start DATA SEGMENT

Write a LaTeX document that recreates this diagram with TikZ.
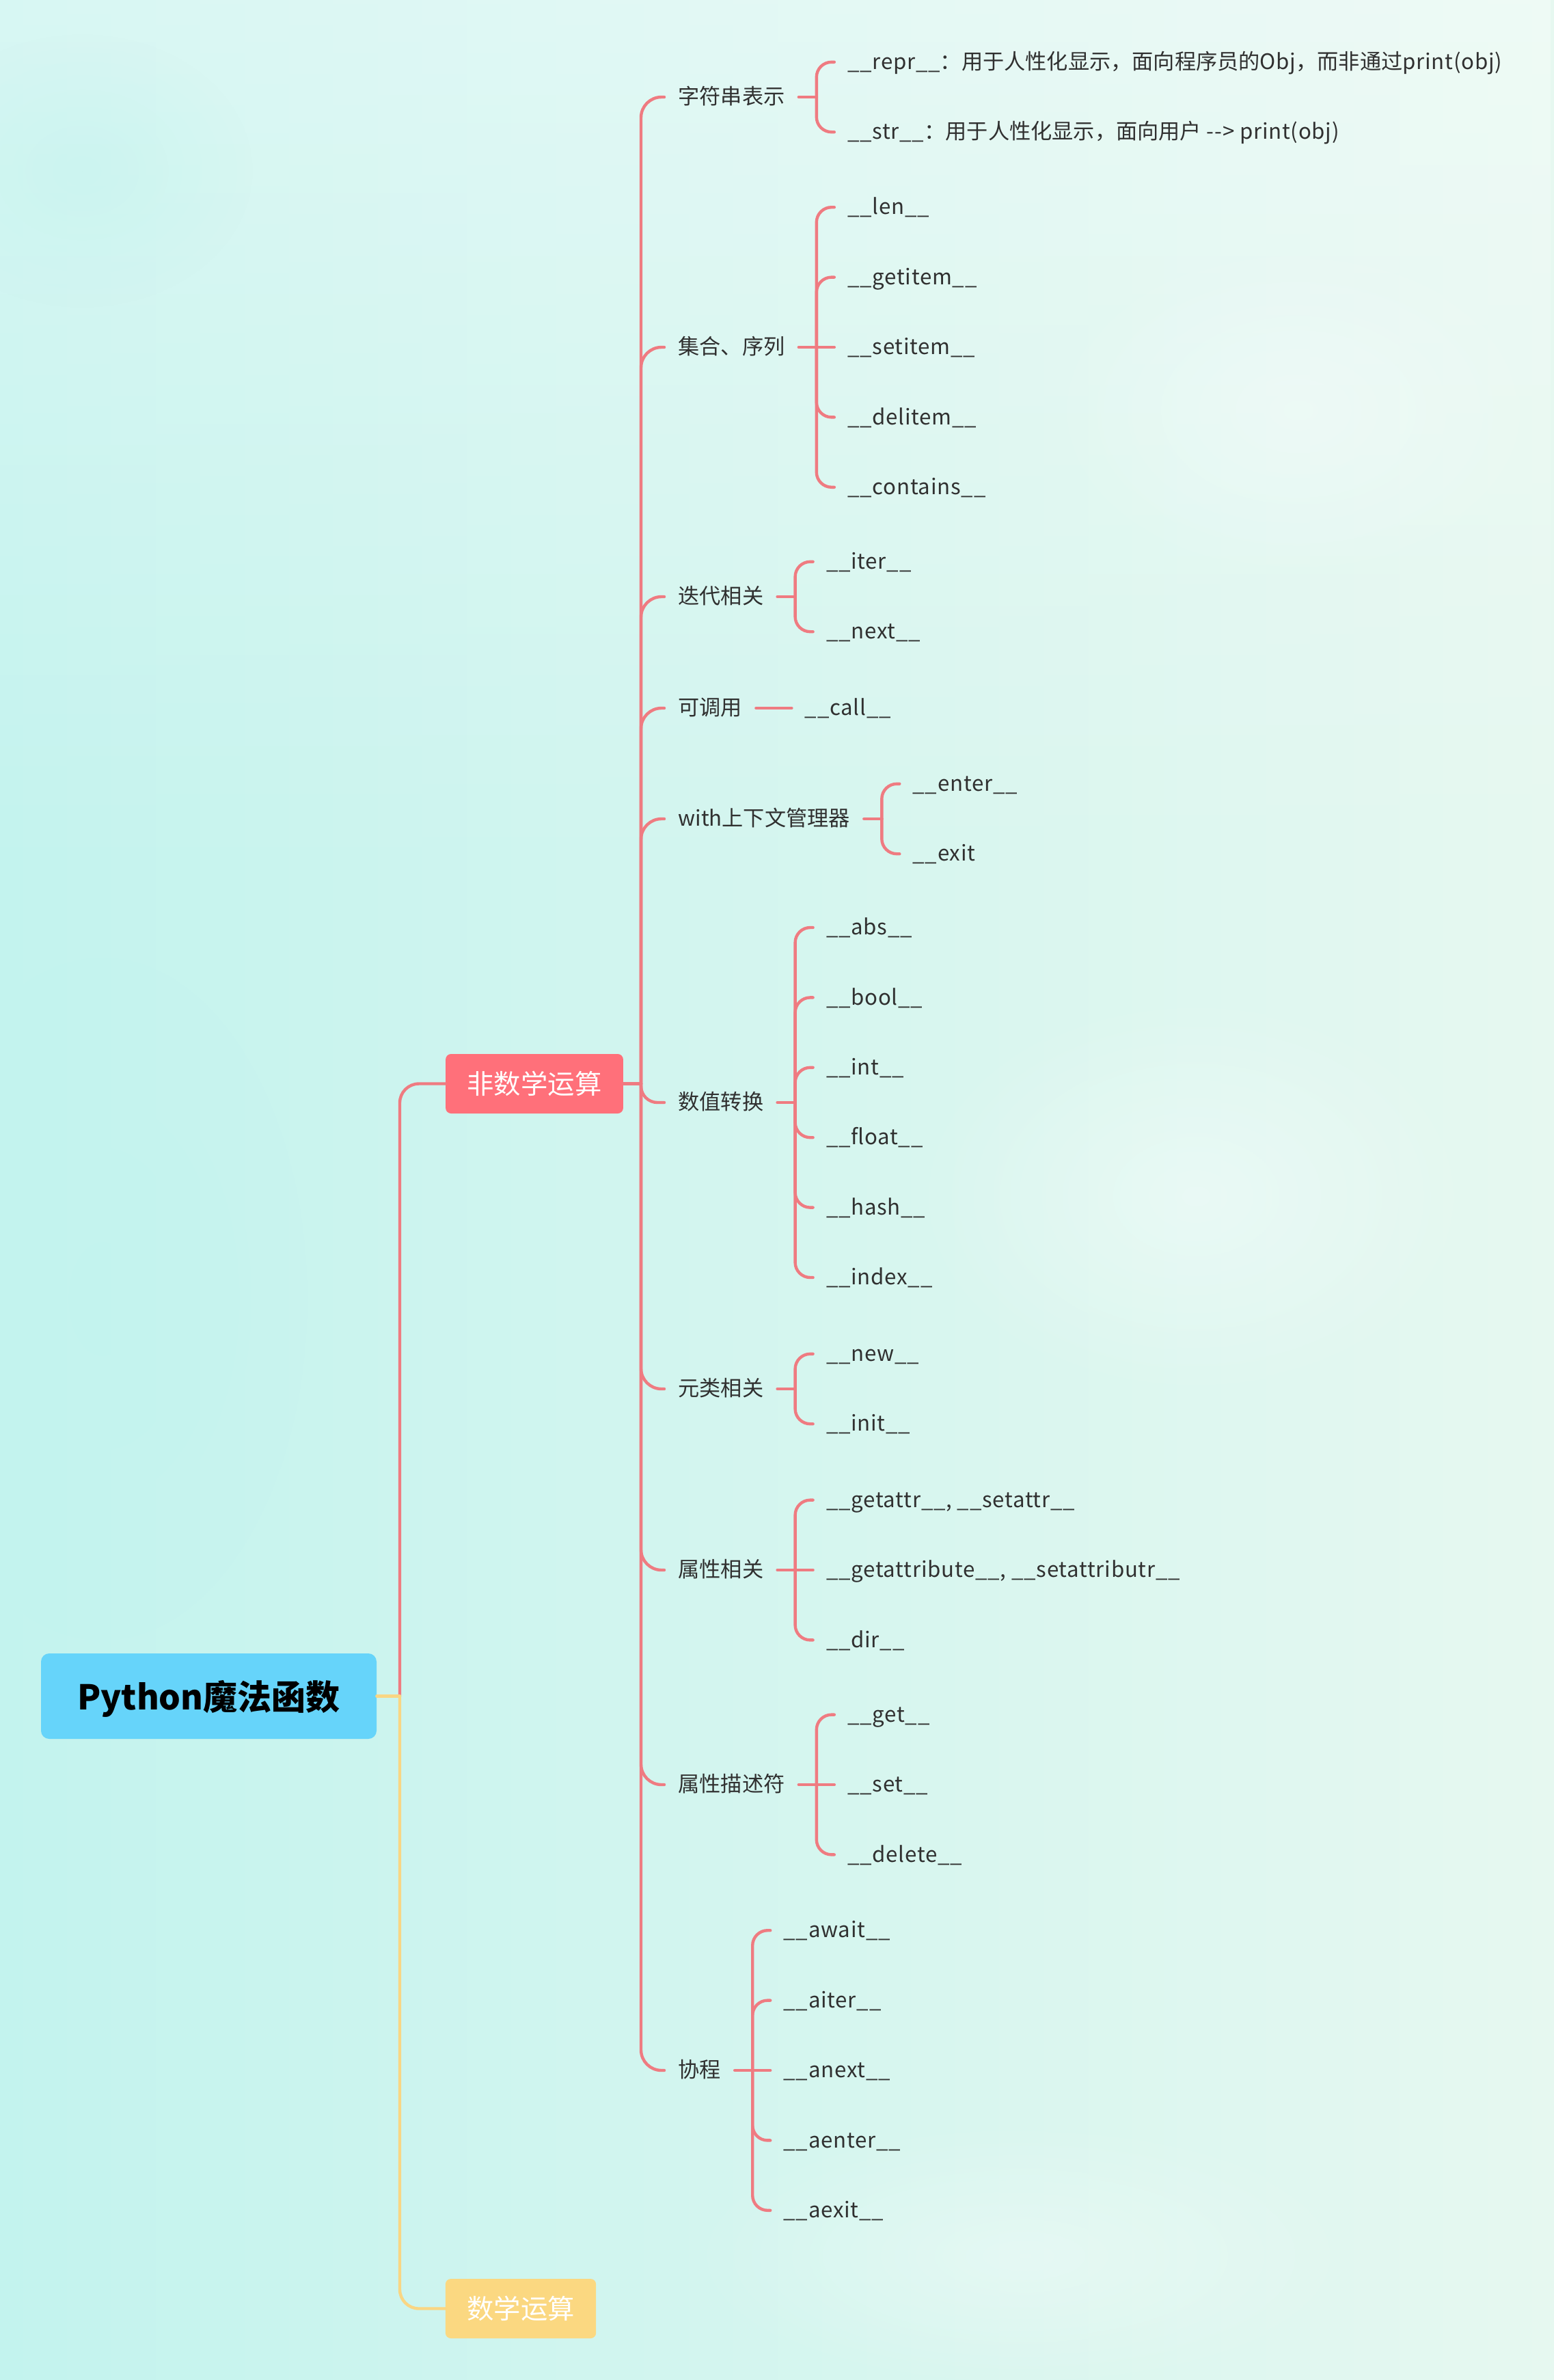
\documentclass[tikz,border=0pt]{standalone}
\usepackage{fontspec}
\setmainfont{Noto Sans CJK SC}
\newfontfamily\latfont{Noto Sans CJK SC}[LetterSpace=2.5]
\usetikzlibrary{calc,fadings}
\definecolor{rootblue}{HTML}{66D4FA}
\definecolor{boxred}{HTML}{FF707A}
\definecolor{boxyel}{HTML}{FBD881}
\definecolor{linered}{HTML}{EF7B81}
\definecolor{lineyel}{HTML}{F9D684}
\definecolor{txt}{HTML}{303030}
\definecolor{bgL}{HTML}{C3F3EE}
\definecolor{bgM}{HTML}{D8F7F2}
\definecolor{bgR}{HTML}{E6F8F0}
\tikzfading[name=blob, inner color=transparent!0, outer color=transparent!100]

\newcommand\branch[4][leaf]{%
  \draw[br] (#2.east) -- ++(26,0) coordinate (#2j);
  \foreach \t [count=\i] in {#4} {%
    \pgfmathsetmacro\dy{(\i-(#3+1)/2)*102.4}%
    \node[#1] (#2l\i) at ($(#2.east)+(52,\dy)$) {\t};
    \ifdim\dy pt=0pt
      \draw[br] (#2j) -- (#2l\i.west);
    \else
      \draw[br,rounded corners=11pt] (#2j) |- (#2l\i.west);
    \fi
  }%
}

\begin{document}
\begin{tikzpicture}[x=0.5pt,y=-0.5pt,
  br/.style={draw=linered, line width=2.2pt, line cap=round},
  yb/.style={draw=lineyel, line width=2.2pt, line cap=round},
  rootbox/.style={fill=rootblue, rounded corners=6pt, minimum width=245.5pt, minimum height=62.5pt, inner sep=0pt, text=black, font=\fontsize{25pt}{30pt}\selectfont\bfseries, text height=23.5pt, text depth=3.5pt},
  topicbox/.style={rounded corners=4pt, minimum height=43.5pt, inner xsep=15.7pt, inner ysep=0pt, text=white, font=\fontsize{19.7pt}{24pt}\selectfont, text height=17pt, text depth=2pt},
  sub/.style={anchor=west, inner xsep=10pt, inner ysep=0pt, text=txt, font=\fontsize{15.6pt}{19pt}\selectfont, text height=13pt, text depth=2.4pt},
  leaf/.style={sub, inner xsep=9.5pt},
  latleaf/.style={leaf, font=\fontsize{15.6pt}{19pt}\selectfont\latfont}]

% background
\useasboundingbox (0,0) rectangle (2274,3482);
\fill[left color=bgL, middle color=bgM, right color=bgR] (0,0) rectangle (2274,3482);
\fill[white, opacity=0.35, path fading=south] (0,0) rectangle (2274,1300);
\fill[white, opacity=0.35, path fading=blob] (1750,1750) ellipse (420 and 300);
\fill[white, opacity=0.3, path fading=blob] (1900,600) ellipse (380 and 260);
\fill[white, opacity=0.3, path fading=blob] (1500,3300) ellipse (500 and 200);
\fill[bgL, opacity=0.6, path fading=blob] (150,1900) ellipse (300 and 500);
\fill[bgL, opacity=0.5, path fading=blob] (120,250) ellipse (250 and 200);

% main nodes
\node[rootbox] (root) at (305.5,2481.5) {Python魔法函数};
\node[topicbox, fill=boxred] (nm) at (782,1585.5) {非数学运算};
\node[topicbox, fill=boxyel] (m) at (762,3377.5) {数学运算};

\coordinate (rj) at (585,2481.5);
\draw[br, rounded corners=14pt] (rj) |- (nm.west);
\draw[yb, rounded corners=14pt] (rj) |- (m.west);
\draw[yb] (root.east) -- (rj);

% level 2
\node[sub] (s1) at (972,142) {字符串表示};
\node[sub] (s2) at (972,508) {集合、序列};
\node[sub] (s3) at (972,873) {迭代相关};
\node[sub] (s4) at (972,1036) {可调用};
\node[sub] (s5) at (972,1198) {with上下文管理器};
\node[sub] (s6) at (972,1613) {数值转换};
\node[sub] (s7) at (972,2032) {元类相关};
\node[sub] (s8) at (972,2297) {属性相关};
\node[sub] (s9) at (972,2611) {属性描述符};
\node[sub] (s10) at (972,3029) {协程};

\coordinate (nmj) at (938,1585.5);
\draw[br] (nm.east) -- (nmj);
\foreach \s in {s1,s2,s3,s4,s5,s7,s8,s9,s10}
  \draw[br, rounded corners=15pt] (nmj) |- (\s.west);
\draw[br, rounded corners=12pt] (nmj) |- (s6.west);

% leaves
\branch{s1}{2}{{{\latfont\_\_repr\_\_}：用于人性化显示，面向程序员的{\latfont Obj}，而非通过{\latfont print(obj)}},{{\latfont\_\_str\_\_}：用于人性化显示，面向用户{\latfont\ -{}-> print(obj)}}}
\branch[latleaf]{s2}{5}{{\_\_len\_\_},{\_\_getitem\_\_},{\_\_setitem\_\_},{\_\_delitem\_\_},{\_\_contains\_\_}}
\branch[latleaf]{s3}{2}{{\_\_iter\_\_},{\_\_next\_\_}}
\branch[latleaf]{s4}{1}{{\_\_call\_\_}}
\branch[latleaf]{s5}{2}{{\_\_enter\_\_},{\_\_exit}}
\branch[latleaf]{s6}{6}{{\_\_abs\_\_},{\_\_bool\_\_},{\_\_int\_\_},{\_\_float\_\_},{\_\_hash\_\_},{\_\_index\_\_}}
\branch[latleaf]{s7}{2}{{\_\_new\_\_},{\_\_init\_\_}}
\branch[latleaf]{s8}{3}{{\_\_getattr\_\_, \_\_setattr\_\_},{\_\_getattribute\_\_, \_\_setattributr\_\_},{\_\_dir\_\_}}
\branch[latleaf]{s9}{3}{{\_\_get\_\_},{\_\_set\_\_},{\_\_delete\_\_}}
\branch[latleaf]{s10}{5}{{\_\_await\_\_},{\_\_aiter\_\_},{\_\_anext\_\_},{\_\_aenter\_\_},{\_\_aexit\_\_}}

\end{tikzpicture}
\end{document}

end DATA SEGMENT

◆ TO DO
Restate the whole of the material word for word without the pictures.

◆ PROBLEM SOLUTION
Write a LaTeX document that recreates this diagram with TikZ.
\documentclass[tikz,border=0pt]{standalone}
\usepackage{fontspec}
\setmainfont{Noto Sans CJK SC}
\newfontfamily\latfont{Noto Sans CJK SC}[LetterSpace=2.5]
\usetikzlibrary{calc,fadings}
\definecolor{rootblue}{HTML}{66D4FA}
\definecolor{boxred}{HTML}{FF707A}
\definecolor{boxyel}{HTML}{FBD881}
\definecolor{linered}{HTML}{EF7B81}
\definecolor{lineyel}{HTML}{F9D684}
\definecolor{txt}{HTML}{303030}
\definecolor{bgL}{HTML}{C3F3EE}
\definecolor{bgM}{HTML}{D8F7F2}
\definecolor{bgR}{HTML}{E6F8F0}
\tikzfading[name=blob, inner color=transparent!0, outer color=transparent!100]

\newcommand\branch[4][leaf]{%
  \draw[br] (#2.east) -- ++(26,0) coordinate (#2j);
  \foreach \t [count=\i] in {#4} {%
    \pgfmathsetmacro\dy{(\i-(#3+1)/2)*102.4}%
    \node[#1] (#2l\i) at ($(#2.east)+(52,\dy)$) {\t};
    \ifdim\dy pt=0pt
      \draw[br] (#2j) -- (#2l\i.west);
    \else
      \draw[br,rounded corners=11pt] (#2j) |- (#2l\i.west);
    \fi
  }%
}

\begin{document}
\begin{tikzpicture}[x=0.5pt,y=-0.5pt,
  br/.style={draw=linered, line width=2.2pt, line cap=round},
  yb/.style={draw=lineyel, line width=2.2pt, line cap=round},
  rootbox/.style={fill=rootblue, rounded corners=6pt, minimum width=245.5pt, minimum height=62.5pt, inner sep=0pt, text=black, font=\fontsize{25pt}{30pt}\selectfont\bfseries, text height=23.5pt, text depth=3.5pt},
  topicbox/.style={rounded corners=4pt, minimum height=43.5pt, inner xsep=15.7pt, inner ysep=0pt, text=white, font=\fontsize{19.7pt}{24pt}\selectfont, text height=17pt, text depth=2pt},
  sub/.style={anchor=west, inner xsep=10pt, inner ysep=0pt, text=txt, font=\fontsize{15.6pt}{19pt}\selectfont, text height=13pt, text depth=2.4pt},
  leaf/.style={sub, inner xsep=9.5pt},
  latleaf/.style={leaf, font=\fontsize{15.6pt}{19pt}\selectfont\latfont}]

% background
\useasboundingbox (0,0) rectangle (2274,3482);
\fill[left color=bgL, middle color=bgM, right color=bgR] (0,0) rectangle (2274,3482);
\fill[white, opacity=0.35, path fading=south] (0,0) rectangle (2274,1300);
\fill[white, opacity=0.35, path fading=blob] (1750,1750) ellipse (420 and 300);
\fill[white, opacity=0.3, path fading=blob] (1900,600) ellipse (380 and 260);
\fill[white, opacity=0.3, path fading=blob] (1500,3300) ellipse (500 and 200);
\fill[bgL, opacity=0.6, path fading=blob] (150,1900) ellipse (300 and 500);
\fill[bgL, opacity=0.5, path fading=blob] (120,250) ellipse (250 and 200);

% main nodes
\node[rootbox] (root) at (305.5,2481.5) {Python魔法函数};
\node[topicbox, fill=boxred] (nm) at (782,1585.5) {非数学运算};
\node[topicbox, fill=boxyel] (m) at (762,3377.5) {数学运算};

\coordinate (rj) at (585,2481.5);
\draw[br, rounded corners=14pt] (rj) |- (nm.west);
\draw[yb, rounded corners=14pt] (rj) |- (m.west);
\draw[yb] (root.east) -- (rj);

% level 2
\node[sub] (s1) at (972,142) {字符串表示};
\node[sub] (s2) at (972,508) {集合、序列};
\node[sub] (s3) at (972,873) {迭代相关};
\node[sub] (s4) at (972,1036) {可调用};
\node[sub] (s5) at (972,1198) {with上下文管理器};
\node[sub] (s6) at (972,1613) {数值转换};
\node[sub] (s7) at (972,2032) {元类相关};
\node[sub] (s8) at (972,2297) {属性相关};
\node[sub] (s9) at (972,2611) {属性描述符};
\node[sub] (s10) at (972,3029) {协程};

\coordinate (nmj) at (938,1585.5);
\draw[br] (nm.east) -- (nmj);
\foreach \s in {s1,s2,s3,s4,s5,s7,s8,s9,s10}
  \draw[br, rounded corners=15pt] (nmj) |- (\s.west);
\draw[br, rounded corners=12pt] (nmj) |- (s6.west);

% leaves
\branch{s1}{2}{{{\latfont\_\_repr\_\_}：用于人性化显示，面向程序员的{\latfont Obj}，而非通过{\latfont print(obj)}},{{\latfont\_\_str\_\_}：用于人性化显示，面向用户{\latfont\ -{}-> print(obj)}}}
\branch[latleaf]{s2}{5}{{\_\_len\_\_},{\_\_getitem\_\_},{\_\_setitem\_\_},{\_\_delitem\_\_},{\_\_contains\_\_}}
\branch[latleaf]{s3}{2}{{\_\_iter\_\_},{\_\_next\_\_}}
\branch[latleaf]{s4}{1}{{\_\_call\_\_}}
\branch[latleaf]{s5}{2}{{\_\_enter\_\_},{\_\_exit}}
\branch[latleaf]{s6}{6}{{\_\_abs\_\_},{\_\_bool\_\_},{\_\_int\_\_},{\_\_float\_\_},{\_\_hash\_\_},{\_\_index\_\_}}
\branch[latleaf]{s7}{2}{{\_\_new\_\_},{\_\_init\_\_}}
\branch[latleaf]{s8}{3}{{\_\_getattr\_\_, \_\_setattr\_\_},{\_\_getattribute\_\_, \_\_setattributr\_\_},{\_\_dir\_\_}}
\branch[latleaf]{s9}{3}{{\_\_get\_\_},{\_\_set\_\_},{\_\_delete\_\_}}
\branch[latleaf]{s10}{5}{{\_\_await\_\_},{\_\_aiter\_\_},{\_\_anext\_\_},{\_\_aenter\_\_},{\_\_aexit\_\_}}

\end{tikzpicture}
\end{document}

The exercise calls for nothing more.